By William Wolf

TORONTO INTERNATIONAL FILM FESTIVAL 2008 (III)--THEME FILMS  Send This Review to a Friend

Festivals are traditionally an appropriate place for films that have something to say. Sure, audiences like to enjoy entertainment, but Toronto audiences are sophisticated in their determination to see films of substance. They also are partial to films that may not immediately turn up commercially, and on the theory that they can see the heavily promoted glitzy films opening shortly, they seek out movies that are likely to be more meaningful.

The Festival programmers select an abundance of those each year. I found a number of them that I especially enjoyed for one reason or another. Take “Last Stop 174,” a film from Brazil directed by Bruno Barreto. There already was a documentary about a much-publicized incident in which a bus was seized with passengers held hostage. Barreto decided to make a fictionalized drama of the event.

“People asked me why make another about the bus, the same situation,” Barreto recounted in an interview one morning. “But I found things missing in the story.” That inspired him to attempt to fill in the gaps and explain what happened and why. The result is a powerful drama that explores the poverty and the problems in life that led to the deed of the ill-fated hijacker.

There is an extremely strong performance by newcomer Michel Gomes as Sandro. I met Gomes along with Barreto, and the actor was excited to make his first trip to Toronto—and the first flight out of his country. Said Barreto: “I considered many actors before I decided on him. He was there early. I just had to be sure.”

I was also intrigued by an entirely different sort of film, one that explored the legend of Orson Welles by focusing on the story of a young actor who joins the Welles troupe in the heady days in New York when Welles was establishing his reputation as a stage actor and director. The film, titled “Me and Orson Welles,” was directed by Richard Linklater, with a screenplay by Holly Gent Palmo and Vince Palmo, based on a novel by Robert Kaplow.
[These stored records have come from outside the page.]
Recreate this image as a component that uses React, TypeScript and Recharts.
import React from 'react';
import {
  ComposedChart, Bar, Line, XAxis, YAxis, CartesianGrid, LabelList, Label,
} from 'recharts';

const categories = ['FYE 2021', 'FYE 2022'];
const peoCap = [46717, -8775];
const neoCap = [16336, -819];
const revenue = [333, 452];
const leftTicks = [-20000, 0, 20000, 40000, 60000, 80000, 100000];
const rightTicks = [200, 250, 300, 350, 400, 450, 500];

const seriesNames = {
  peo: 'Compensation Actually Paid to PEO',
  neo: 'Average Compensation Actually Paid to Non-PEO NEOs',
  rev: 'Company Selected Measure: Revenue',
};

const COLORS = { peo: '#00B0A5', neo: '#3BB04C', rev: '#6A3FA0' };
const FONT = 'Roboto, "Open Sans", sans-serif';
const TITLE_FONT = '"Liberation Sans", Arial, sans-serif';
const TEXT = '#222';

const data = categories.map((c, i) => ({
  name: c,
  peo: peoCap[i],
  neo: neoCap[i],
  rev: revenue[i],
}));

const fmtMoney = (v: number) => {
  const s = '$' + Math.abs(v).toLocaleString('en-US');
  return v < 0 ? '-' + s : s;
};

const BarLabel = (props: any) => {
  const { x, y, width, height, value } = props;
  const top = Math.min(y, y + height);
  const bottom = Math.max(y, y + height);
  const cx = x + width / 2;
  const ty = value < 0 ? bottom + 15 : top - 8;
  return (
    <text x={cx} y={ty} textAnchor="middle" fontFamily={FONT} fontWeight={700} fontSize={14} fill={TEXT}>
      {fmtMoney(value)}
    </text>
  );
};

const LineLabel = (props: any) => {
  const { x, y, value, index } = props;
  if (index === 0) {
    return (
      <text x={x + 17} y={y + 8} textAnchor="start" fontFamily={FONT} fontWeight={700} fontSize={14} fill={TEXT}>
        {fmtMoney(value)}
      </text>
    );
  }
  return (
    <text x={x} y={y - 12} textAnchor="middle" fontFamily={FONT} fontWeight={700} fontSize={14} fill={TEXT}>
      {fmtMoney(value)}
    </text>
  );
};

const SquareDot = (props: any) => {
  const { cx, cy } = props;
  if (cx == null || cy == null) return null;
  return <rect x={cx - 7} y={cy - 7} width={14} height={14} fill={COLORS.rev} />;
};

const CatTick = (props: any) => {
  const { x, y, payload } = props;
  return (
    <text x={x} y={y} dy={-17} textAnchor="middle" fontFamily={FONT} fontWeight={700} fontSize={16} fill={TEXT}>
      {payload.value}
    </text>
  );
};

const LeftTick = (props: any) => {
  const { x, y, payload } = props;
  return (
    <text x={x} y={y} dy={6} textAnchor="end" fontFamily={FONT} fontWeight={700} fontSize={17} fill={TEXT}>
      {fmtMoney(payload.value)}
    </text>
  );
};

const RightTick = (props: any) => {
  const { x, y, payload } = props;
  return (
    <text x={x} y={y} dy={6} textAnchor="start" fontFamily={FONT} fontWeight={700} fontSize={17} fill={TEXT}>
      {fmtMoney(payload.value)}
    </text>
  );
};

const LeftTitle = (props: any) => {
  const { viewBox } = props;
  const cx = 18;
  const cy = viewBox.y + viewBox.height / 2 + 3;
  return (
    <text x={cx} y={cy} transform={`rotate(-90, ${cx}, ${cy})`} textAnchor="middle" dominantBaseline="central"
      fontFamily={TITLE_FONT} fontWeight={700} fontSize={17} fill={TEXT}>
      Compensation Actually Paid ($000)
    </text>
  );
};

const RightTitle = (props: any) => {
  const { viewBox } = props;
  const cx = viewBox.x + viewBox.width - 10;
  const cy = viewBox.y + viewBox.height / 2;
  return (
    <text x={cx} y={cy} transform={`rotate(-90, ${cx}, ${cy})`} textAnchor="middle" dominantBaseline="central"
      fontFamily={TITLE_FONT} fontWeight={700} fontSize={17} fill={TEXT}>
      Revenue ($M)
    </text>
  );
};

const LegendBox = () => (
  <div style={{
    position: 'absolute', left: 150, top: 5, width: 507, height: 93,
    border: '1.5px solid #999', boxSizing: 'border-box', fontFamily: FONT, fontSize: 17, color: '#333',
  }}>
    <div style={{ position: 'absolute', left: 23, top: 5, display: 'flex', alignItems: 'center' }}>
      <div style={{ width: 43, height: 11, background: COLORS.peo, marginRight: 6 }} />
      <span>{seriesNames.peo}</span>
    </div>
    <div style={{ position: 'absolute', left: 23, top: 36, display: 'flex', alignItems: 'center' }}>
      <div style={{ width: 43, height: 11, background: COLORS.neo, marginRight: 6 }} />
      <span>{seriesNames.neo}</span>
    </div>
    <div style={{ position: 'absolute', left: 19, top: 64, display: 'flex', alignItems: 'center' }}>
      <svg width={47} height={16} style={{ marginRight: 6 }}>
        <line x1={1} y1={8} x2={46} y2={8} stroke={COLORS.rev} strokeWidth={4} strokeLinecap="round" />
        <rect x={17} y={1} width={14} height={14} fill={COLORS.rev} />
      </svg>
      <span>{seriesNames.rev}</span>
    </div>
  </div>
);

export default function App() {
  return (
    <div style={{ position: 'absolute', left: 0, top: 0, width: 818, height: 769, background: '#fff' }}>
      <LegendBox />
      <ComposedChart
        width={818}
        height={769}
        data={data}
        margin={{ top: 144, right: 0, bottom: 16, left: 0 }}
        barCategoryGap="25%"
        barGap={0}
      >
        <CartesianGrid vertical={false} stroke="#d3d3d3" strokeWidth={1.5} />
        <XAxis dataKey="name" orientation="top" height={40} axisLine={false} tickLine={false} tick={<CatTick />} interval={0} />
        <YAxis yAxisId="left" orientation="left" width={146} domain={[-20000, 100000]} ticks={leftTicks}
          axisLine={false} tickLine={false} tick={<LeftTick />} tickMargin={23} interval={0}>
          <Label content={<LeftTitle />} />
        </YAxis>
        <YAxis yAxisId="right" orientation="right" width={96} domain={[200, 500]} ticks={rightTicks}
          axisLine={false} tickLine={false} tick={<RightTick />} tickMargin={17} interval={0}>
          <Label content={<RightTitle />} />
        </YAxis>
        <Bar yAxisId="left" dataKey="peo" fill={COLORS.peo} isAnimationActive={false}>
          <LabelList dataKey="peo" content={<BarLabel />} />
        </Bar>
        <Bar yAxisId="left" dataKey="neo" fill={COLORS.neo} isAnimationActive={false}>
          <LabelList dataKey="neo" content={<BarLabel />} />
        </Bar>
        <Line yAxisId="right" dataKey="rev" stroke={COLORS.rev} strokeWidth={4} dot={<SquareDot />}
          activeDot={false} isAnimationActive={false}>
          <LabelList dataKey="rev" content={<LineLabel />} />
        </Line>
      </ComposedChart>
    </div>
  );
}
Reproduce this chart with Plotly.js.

Christisan McKay gives a colorful performance as an arrogant Welles, full of bluster, and knowing how to manipulate people to serve him so that he gets what he wants. The story is built around preparations for the 1937 staging of “Julius Caesar” by Welles and his Mercury Theater company. Zac Efron plays Richard, the actor from whose viewpoint the story unfolds. The result is an intriguing glimpse into theater history and the genius who was soon to make film history,

There were also films in Toronto that more subtly examined aspects of human behavior. One especially charming example is “O’Horten,” a film from Norway written and directed by Bent Hammer and starring Baard Owe as Odd Horten, a railway engineer who retires and explores life in the context of his new found time. It is a quirky film that reveals much about himself and others to Horten on his peculiar, delightful journey.

The Irish rebellion against British rule is the theme of “Fifty Dead Men Walking,” Kari Skogland’s drama starring Ben Kingsley as a wily British intelligence operator who recruits Jim Sturgess as Martin to serve as an informer. Martin is squeezed into a difficult situation as his life and those of his family members are endangered. The story is based on a real case, and the real Martin is said to still be in hiding.

Another film dealing with the Irish-British battles is Steve McQueen’s “Hunger,” a drama about the fatal hunger strike by rebellious Bobby Sands in a British prison, with Sands played by Michael Fassbender. The tough, brutal conditions at the Maze prison are detailed, and the film candidly shows the process of Sands dying of starvation to make his point abut the need to end British rule.

Director Rod Lurie’s “Nothing But the Truth,” another thematic movie shown in Toronto, stars Kate Beckinsale as a journalist who goes to jail rather than expose the source that set her onto a story revealing the outing of a woman as a CIA agent in retribution for criticism of Administration policy. It is fictional, but clearly brings to mind a real recent case under the Bush Admninistration.

Desperate efforts at immigration and the problems that can result are dealt with in “Le Silence de Lorna,” a new film shown in Toronto and directed by Jean-Pierre Dardenne and Luc Dardenne, the renowned brothers whose films have won praise throughout the film world. This one stars Arta Dobroshi as a woman from Albania who has come to Belgium and runs into dangerous problems as she tries to extricate herself from complications. It is filmed in the low key Dardenne style, but gains intensity as complications and danger mount as result of the Russian mafia involvement.

A higher profile theme film was the latest Spike Lee movie, “The Miracle at St. Anna,” a sprawling effort in which Lee attempts to set the record straight about the contributions of African-American soldiers in World War II. The drama, which begins with a mysterious shooting in New York, goes back in history to follow a black platoon during the fighting in Italy. Lee packs the film with far too much and it is rife with clichés, yet it does serve the purpose of getting across the main theme.

The above films are but examples of the many strong content films that could be found on the huge roster of the 20089 Toronto Festival.